14 November 2012

on repeating stories

A phenomenon has caught my interest: that of repeating stories. I was reminded of it recently while having some after-work beers with a friend, when in order to back up a point he was making he began to recount a story from his past, one I had heard from him more than once before. He told the story in nearly the exact manner he had told it the first and second times, pausing for emphasis at the same spots and drawing the same conclusions he'd drawn during its initial recounting.

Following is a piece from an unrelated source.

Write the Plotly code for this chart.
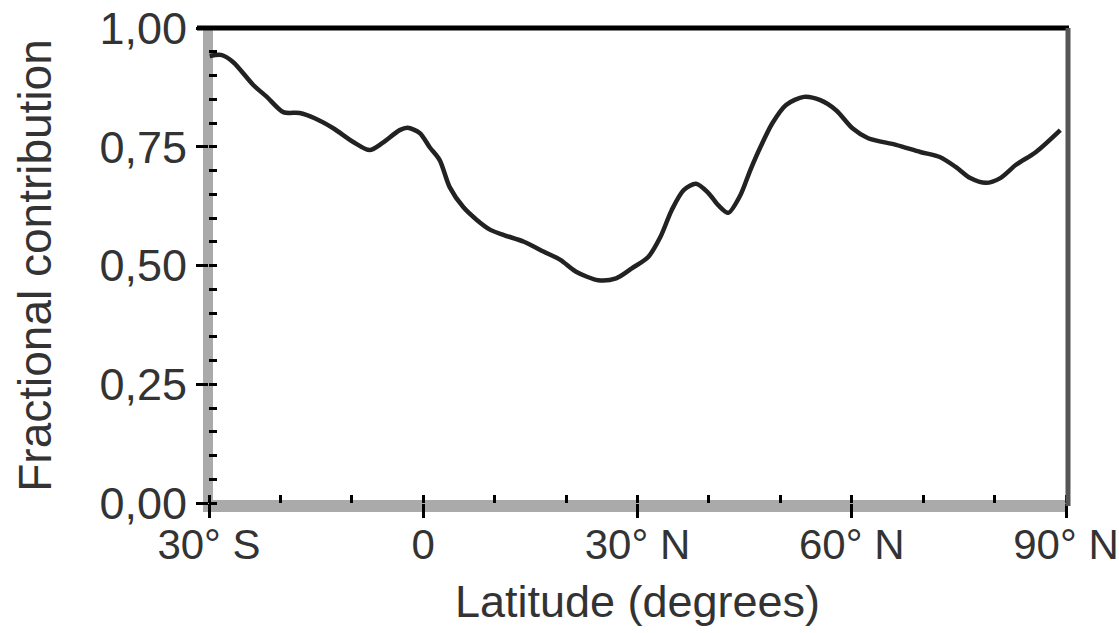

This vague example, however, is tame compared to the seemingly endless loop-cycle that some stories seem to enjoy. Following an unscientific and completely subjective analysis of such stories as I hear repeated by friends and family, I have concluded that people use narrative repetition to convince themselves of the validity of certain statements or memories, and that they tell certain stories over and over again in order to blur within their own minds the distinctions between fact and fiction. Some stories, I surmise, are repeated in order to protect the ego from feeling as if it were anything less than stellar; others, I take, are repeated to remember past wrongs and to keep hatred for and discontentment with the wrong-doer alive; and still others, it appears, are repeated in order to travel back in time – if only briefly – to exciting scenes long since passed, to tender loves long since lost, to sudden glory long since faded. Among the persons most likely to repeat a particular tale are middle-aged housewives so obsessed with the details of their own lives that they have forgotten about the great flourishing of danger and excitement that occurs beyond their comfortable walls; I have found it counter-productive, however, to point out to a woman that she is repeating herself, for she will with near certainty become deeply offended and spend the rest of the day sniping and backstabbing.

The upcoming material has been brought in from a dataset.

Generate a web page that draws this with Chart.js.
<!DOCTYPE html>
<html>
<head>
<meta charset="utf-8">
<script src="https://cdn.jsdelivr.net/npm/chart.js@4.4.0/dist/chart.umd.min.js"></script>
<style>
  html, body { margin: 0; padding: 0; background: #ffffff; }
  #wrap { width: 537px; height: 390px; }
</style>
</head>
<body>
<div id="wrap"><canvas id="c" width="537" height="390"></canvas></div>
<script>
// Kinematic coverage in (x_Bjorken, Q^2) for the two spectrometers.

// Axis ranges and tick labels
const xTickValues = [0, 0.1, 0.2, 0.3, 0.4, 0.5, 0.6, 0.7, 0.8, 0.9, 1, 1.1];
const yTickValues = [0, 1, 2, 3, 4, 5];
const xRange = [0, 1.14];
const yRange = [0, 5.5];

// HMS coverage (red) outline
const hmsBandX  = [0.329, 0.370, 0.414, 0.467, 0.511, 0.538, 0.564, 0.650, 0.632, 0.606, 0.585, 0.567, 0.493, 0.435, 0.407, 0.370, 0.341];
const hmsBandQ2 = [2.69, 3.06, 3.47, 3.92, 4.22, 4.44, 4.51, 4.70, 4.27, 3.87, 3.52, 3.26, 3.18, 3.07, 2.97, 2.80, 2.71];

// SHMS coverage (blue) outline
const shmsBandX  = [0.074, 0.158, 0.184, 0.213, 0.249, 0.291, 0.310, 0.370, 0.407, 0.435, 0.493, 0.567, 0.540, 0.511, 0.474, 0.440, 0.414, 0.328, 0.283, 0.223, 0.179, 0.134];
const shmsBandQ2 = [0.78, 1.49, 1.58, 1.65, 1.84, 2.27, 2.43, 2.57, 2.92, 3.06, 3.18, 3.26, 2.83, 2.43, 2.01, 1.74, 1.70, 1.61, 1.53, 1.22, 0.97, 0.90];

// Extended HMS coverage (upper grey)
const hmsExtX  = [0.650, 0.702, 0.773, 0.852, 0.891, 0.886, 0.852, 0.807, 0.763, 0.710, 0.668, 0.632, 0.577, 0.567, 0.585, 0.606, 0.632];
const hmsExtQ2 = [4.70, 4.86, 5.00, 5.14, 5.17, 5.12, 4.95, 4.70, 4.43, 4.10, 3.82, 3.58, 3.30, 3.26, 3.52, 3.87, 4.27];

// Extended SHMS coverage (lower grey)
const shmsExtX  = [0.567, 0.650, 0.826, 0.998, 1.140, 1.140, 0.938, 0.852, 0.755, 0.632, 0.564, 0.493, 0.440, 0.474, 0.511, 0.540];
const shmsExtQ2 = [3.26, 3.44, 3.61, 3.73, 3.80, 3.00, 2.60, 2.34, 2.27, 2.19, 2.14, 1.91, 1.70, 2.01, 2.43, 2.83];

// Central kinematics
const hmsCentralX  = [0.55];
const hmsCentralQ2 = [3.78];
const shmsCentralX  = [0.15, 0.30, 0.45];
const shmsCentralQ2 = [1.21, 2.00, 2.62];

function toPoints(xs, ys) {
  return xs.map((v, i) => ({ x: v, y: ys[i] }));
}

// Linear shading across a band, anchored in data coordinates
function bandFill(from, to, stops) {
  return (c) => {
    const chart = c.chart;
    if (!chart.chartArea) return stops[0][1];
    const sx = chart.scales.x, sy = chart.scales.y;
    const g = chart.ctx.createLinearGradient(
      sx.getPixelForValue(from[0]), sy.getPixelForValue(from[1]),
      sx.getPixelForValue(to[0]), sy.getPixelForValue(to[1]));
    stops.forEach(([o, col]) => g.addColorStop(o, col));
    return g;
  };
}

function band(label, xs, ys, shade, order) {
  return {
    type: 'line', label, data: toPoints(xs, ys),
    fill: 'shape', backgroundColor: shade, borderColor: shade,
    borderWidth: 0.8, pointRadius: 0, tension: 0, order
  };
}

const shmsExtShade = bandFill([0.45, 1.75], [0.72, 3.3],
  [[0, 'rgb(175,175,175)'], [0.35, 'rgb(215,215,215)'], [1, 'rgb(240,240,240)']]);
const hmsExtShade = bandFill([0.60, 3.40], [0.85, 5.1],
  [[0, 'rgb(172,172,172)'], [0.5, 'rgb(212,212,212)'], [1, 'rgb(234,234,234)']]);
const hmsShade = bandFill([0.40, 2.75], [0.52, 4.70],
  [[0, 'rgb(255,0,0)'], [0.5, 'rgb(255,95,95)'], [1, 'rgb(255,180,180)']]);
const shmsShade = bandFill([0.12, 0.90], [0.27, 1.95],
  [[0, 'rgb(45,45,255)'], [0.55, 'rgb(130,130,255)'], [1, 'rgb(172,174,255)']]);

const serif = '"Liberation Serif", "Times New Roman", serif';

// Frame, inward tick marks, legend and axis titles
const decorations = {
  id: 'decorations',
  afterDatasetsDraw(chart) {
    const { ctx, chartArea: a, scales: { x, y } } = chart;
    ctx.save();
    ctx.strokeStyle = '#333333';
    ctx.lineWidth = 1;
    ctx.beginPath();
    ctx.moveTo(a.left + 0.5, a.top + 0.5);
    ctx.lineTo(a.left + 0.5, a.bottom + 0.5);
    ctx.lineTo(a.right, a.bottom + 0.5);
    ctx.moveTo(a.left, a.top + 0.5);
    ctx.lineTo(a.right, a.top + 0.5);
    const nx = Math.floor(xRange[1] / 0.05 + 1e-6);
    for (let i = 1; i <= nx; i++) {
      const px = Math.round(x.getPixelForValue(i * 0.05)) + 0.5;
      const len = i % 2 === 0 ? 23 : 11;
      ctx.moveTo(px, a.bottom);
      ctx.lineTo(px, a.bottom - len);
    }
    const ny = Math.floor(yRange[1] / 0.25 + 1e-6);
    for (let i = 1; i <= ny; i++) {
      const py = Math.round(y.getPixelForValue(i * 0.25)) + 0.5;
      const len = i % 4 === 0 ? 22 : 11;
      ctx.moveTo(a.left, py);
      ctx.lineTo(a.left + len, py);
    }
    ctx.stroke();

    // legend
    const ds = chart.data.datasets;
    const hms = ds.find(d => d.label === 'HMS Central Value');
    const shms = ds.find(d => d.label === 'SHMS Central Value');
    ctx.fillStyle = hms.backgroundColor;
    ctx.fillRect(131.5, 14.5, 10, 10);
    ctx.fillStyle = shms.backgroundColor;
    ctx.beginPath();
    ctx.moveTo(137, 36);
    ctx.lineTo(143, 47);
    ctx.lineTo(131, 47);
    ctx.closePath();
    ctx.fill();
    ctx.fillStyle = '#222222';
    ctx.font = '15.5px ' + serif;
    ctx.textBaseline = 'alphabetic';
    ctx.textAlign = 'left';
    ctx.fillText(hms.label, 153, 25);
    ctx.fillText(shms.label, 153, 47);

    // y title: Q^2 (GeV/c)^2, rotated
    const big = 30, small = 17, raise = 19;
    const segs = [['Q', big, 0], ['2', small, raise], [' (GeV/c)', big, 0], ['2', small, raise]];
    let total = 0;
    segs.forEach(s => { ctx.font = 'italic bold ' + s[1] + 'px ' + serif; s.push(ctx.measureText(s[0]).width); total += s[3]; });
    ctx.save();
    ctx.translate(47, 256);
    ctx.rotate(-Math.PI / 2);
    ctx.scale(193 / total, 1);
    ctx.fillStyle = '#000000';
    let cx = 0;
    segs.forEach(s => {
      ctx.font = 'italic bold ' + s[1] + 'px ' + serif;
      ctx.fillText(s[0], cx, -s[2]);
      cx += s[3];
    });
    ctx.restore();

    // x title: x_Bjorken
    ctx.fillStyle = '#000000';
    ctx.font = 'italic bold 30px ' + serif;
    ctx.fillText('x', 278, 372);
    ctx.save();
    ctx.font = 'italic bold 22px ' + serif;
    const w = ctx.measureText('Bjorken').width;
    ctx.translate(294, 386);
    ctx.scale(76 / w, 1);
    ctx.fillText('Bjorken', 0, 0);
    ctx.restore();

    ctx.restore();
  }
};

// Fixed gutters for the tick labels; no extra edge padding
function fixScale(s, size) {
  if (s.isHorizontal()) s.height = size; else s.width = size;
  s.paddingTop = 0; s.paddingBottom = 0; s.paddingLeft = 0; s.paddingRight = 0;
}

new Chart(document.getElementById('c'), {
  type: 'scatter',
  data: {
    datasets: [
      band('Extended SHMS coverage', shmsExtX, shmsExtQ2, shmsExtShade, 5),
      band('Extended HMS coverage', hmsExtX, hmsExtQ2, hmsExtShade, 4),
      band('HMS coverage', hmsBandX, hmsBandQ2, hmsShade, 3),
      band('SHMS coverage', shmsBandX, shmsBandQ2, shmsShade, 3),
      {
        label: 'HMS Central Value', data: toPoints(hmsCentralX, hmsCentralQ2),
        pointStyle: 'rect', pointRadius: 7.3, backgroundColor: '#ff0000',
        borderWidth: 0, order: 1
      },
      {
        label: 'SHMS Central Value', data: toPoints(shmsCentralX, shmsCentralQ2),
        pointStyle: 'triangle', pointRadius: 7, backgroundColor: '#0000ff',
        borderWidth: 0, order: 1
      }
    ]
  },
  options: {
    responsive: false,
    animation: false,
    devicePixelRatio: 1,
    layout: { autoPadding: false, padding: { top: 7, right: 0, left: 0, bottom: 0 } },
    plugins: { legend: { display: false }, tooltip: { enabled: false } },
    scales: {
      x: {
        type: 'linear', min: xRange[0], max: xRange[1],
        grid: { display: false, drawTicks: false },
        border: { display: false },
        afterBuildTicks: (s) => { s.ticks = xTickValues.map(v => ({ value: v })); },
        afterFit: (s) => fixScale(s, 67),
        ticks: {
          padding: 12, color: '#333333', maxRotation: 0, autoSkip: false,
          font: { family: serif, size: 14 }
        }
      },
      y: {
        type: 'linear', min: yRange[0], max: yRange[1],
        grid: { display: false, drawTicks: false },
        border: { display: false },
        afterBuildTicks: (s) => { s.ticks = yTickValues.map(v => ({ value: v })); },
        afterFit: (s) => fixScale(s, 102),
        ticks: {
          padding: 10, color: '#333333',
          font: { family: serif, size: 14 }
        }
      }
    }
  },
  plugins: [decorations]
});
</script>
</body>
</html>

Upon examining this phenomenon of narrative repetition, I find myself engaging in it fairly regularly, at least when it comes to certain stories told at certain times: upon making a platonic acquaintance, I'll give a prepared summary of my life, the words bubbling out nearly subconsciously; upon meeting a potential mate, I'll present a different set of stories tailored to the young lady's apparent interests in hopes of piquing her fancy; and when discussing politics or issues of similar weight I find myself resorting to a specific cache of stories in order to back myself up, stories I use to convince myself of the validity of my own opinions or to cast doubt upon the opinions held by others. I will often not remember having previously told a story until I am halfway through it and my listeners start showing signs of restlessness (because they have obviously heard me tell it before). It is becoming clear to me that my experiences are so few that they can be summed up using only a handful of worn, old tales, yawn-inducing stories best kept quiet; I am becoming resigned to the fact that my brains so poorly remember the past that they cannot even keep track of the most simple of things, such as the worthlessness of my personal opinions and whether or not I have breached a certain topic with a certain individual. It is strange, and beautiful, sometimes, being alive and so forgetful. Mahalo.